Böyle anlar çoğunlukla yeni çağa ikna olmuşlar ile ikna olmamış mevcut düzenin paydaşları arasında adına çoğunlukla devrim denilen şiddet içerikli bir geçişle aşılsa da yeni tip savaşma biçemini de test edecek nitelikte bir ikna ya da illüzyon süreci yaşanacak görünüyor. Şüphesiz, modern insanı tanımlayan ve inşa eden akademik bilgi bu iknada en önemli silah olacaktır.
Klasik burjuvazi, proletarya ve hizmet emekçilerinin üstünde üçüncü bir güç olarak doğmaya hazırlanan dağıtım ağları; motivasyon ve işleyiş açısından ciddi farklara sahip. Mevcut düzenin aktörlerinden farklı olarak dünyayı meta üzerinden değil insan üzerinden anlamlandırmayı seçmiş görünüyorlar. Klasik Burjuvanın dinmez kar hırsı ve emekçilerin öğrenilmiş çaresizliğine yaslanan yeni düzen, üretim tesislerindeki bütün metayı satın alma ve dağıtma gücüne ulaştı. Mal – depo (çoğunlukla) – pazar ekseni üzerinden işleyen kapitalizmin, bu eksene yönelmeyen bireyi sistem dışına itme refleksini değiştirmek ve herkes için yeterli üretimi yapacak ve satın alınmasını sağlayacak şekilde yeniden yapılandırma yolunda hızla ilerleniyor. Üretimin nasıl, ne şartlarda ve ne kadar yapılacağına karar veren ve klasik pazar ekonomisini, sınırlarını en genişte tanımlayarak yeniden sunan bu dalga gücünü sadece ve sadece metanın el ve yer değiştirmesindeki hızından alıyor.
Bu açıdan Zizek gibi adamlarca yeni düzen bir çeşit komünizm diye tanımlansa da sonucu tanımlayacak olan üretim tesisi sahibi burjuvanın pozisyonudur. Yeni düzende burjuvazi, üretimin gerçekleştirilmesinde bir alt taşeron niteliği ile kendine yer bulabiliyor. Akla hemen ezberden gelen diğer alternatif yani orta sınıfın beyaz yakalı teknokratları ile böylesine büyük ve dinamik bir yapının yürütülmesi olanaksız.

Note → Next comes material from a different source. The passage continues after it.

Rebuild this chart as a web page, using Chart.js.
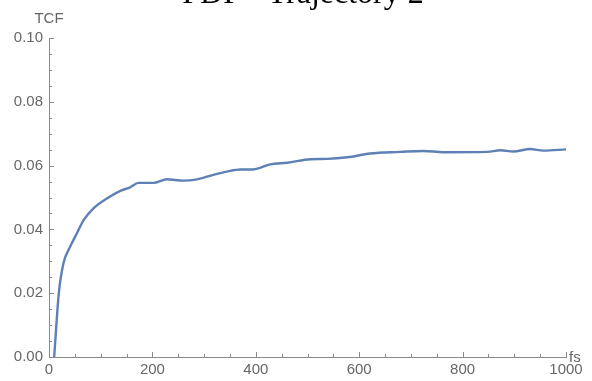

Bu açıdan yakın gelecekte yaşanacak süreç neokapitalizm adı verilen aşamadan ayrılır ve postkapitalizm olarak tanımlanması da tartışmaya açıktır. Ticaret ve üretim burjuvazisinin üretimini arttırırken kârlılığını düşüren, emekçilerin ise artacak üretimden daha çok pay almasını sağlayacak karar vericilerin, yeni tip kapitalizm ve bunu korumak adına yeni tip faşizmi yeniden üretmede hangi ad ile anılacaklarının çok da bir önemi yoktur. Burada önemli olan dünyanın bir başka ucundaki metayı talep eden doymak bilmez açgözlülüğün nasıl dindirileceğidir!